Марина Тимашева. Женя, я застала вас уже на театральном отрезке вашего пути, между тем, вы — дипломированный филолог. Если вы помните, какая была тема диплома?
Евгений Гришковец. Это был лирический цикл Гумилева, причем конкретно — «Жемчуга». Я занимался восстановлением всех взаимоотношений между стихотворениями в этой книге стихов, изучал прижизненные издания и то, как Гумилев расставлял эти стихи, и что все это неслучайно, и в книге стихов есть лирический цикл, есть определенный жанр. Очень любил и люблю Гумилева. Он сам был гениальным поэтом, но 95 процентов его творчества — это не что иное, как учебное пособие по акмеизму. И только там, где он был больше акмеизма, — там он проявлялся как гениальный поэт. «Жираф», «Капитаны» — это гениальные стихи. То есть он был рыцарь в поведении и в стихах.
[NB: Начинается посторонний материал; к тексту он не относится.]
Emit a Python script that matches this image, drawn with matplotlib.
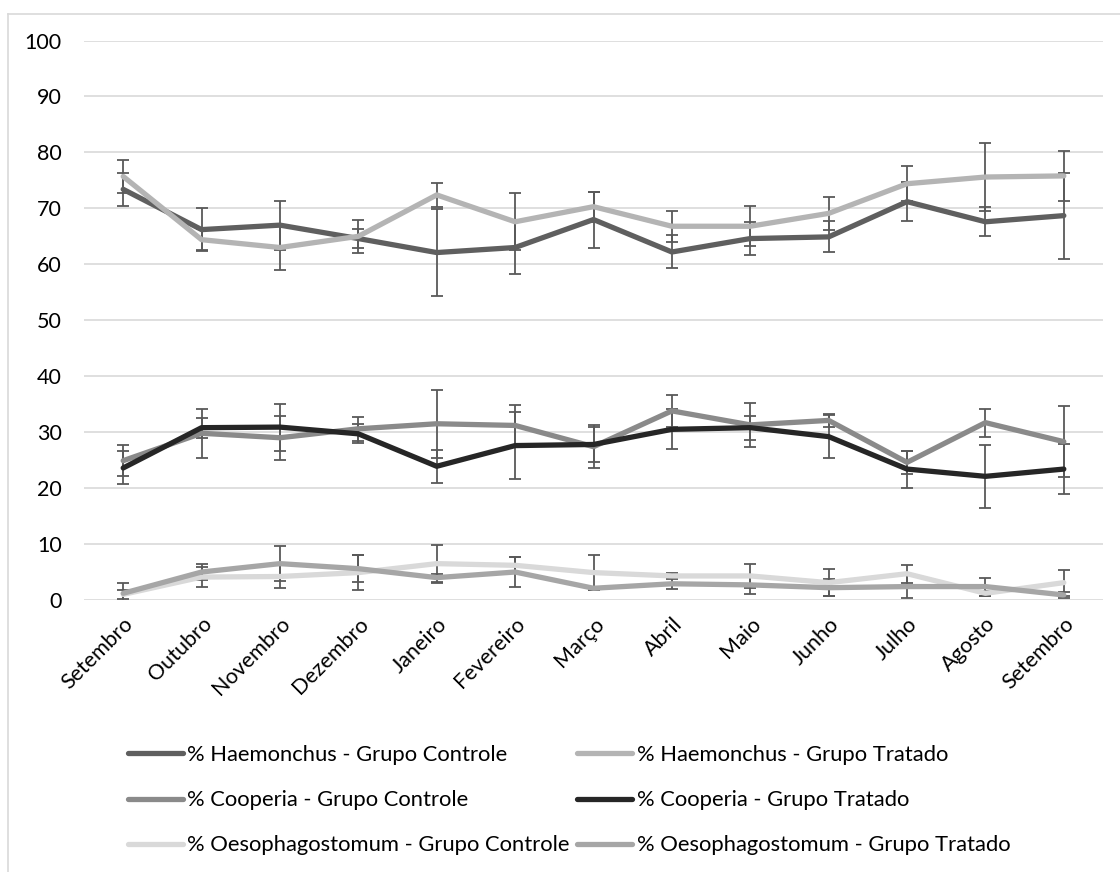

М. Т. А по окончании университета вы к филологии возвращались?
Е. Г. Нет, совсем нет, вообще нет. Именно по той причине, что я оказался совсем по другую сторону, я сам стал объектом изучения. Нужно себя останавливать от того, чтобы не начинать анализировать либо собственные работы, либо работы вообще. Но это даже не фобия. Просто так вот волевым образом было приказано себе ничего в этом смысле не делать.
М. Т. Женя, не очень такой приличный вопрос, но когда я вас впервые увидела, вы были довольно упитанным, не таким исхудавшим, как сейчас, а что вас, такого плотненького, вовлекло в пантомиму, которой вы занимались на первых порах?
Е. Г. Тогда я выглядел не так. Я выглядел так же стройненько и хорошо.
М. Т. Так что же вас в пантомиму привело?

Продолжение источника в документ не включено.